Despite the dim outlook, Borealis is forging ahead with projects worldwide as part of plans to hit global production capacity of 600,000 mt in 2025 from 100,000 mt in 2019, said Gangl.

Borealis is looking at both mergers and acquisitions and organic growth to achieve its 2025 target.

Borouge 4 expansion

Bayport Polymers has started commissioning Baystar, a one million mt/year ethane cracker at its Port Arthur, Texas site in the US. The project is a 50/50 joint venture between Borealis and TotalEnergies.

"Products from the new unit will become available from next year," said Gangl.

"With the existing units, you are not always running at 100%. It (ramp-up) depends on the market situation and the grades we are producing."

Borouge 4, the latest expansion of Borealis' joint venture with Abu Dhabi National Oil Co. in the UAE, is on track for start-up in 2025, he said.

Borouge raised its third-quarter production capacity by 7.9% on the year following the completion of its fifth polypropylene unit (PP5) in February.

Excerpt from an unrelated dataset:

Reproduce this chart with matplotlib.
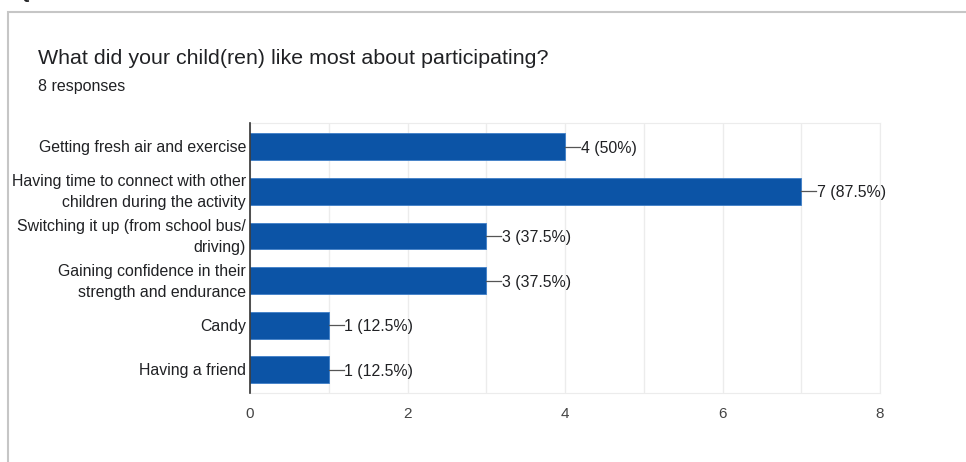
import matplotlib
matplotlib.use("Agg")
import matplotlib.pyplot as plt
import matplotlib.transforms as mtransforms
from matplotlib.patches import Rectangle

plt.rcParams['font.family'] = ['Liberation Sans', 'DejaVu Sans']

categories = [
    "Getting fresh air and exercise",
    "Having time to connect with other\nchildren during the activity",
    "Switching it up (from school bus/\ndriving)",
    "Gaining confidence in their\nstrength and endurance",
    "Candy",
    "Having a friend",
]
counts = [4, 7, 3, 3, 1, 1]
percents = ["50%", "87.5%", "37.5%", "37.5%", "12.5%", "12.5%"]
xticks = [0, 2, 4, 6, 8]

W, H = 966, 462
fig = plt.figure(figsize=(W / 100, H / 100), dpi=100)

# card border
fig.patches.append(Rectangle((8 / W, -0.1), 1.2, 1 - 12 / H + 0.1, transform=fig.transFigure,
                             fill=False, edgecolor='#c6c6c6', linewidth=1.5, zorder=0))
# cut-off header text at top-left
fig.text(18 / W, 1 + 6 / H, "Q: 3a-b", fontsize=12, fontweight='bold', color='#202124',
         ha='left', va='center')

fig.text(38 / W, 1 - 59 / H, "What did your child(ren) like most about participating?",
         fontsize=15.4, color='#202124', ha='left', va='center')
fig.text(38 / W, 1 - 86 / H, "8 responses", fontsize=11.5, color='#202124', ha='left', va='center')

ax = fig.add_axes([250 / W, 1 - 393 / H, 630 / W, 270 / H])
y = list(range(len(categories)))
ax.barh(y, counts, height=0.6, color='#0c54a6', edgecolor='#3f7fc8', linewidth=0.6, zorder=3)
for yi, c, p in zip(y, counts, percents):
    ax.plot([c, c + 0.19], [yi, yi], color='#555555', linewidth=0.9, zorder=3)
    ax.text(c + 0.2, yi, f"{c} ({p})", fontsize=11.4, color='#202124',
            va='center_baseline', ha='left')

ax.set_xlim(0, 8)
ax.set_ylim(len(categories) - 0.48, -0.53)
ax.set_xticks(xticks)
ax.set_xticks(range(0, 9), minor=True)
ax.set_yticks(y)
ax.set_yticklabels([''] * len(y))
label_trans = mtransforms.blended_transform_factory(ax.transAxes, ax.transData) + \
    mtransforms.ScaledTranslation(-4 / 100, -1 / 100, fig.dpi_scale_trans)
for yi, cat in zip(y, categories):
    ax.text(0, yi, cat, transform=label_trans, fontsize=11.4, color='#202124',
            ha='right', va='center', multialignment='right', linespacing=1.5)
ax.tick_params(axis='both', which='both', length=0)
ax.tick_params(axis='x', pad=10, labelsize=11, labelcolor='#444444')
ax.grid(axis='x', which='both', color='#ececec', linewidth=1, zorder=0)
for s in ['top', 'right', 'bottom']:
    ax.spines[s].set_color('#ececec')
ax.spines['left'].set_color('#333333')
ax.spines['left'].set_linewidth(1.2)
ax.spines['left'].set_zorder(4)

fig.savefig("out.png", dpi=100)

The $6.2 billion expansion project of the Borouge complex in the industrial hub of Ruwais includes the construction of a 1.5 million mt/year ethane cracker and two polyethylene plants, making the site the world's largest single-site polyolefin complex at 6.4 million mt/year.

The completion of a delayed propane dehydrogenation plant being built at Kallo, Belgium, is still expected to be finished by mid-2024, Gangl said. Borealis had announced it would retender the majority of the project's construction contracts following termination of all contracts with the main contractor IREM Group.

"As we are delayed in the project, the need for products will be even higher than before," said Gangl. "We see demand in this market for the volumes significantly increasing over the next year so there will be high demand and we will ramp up as soon as possible."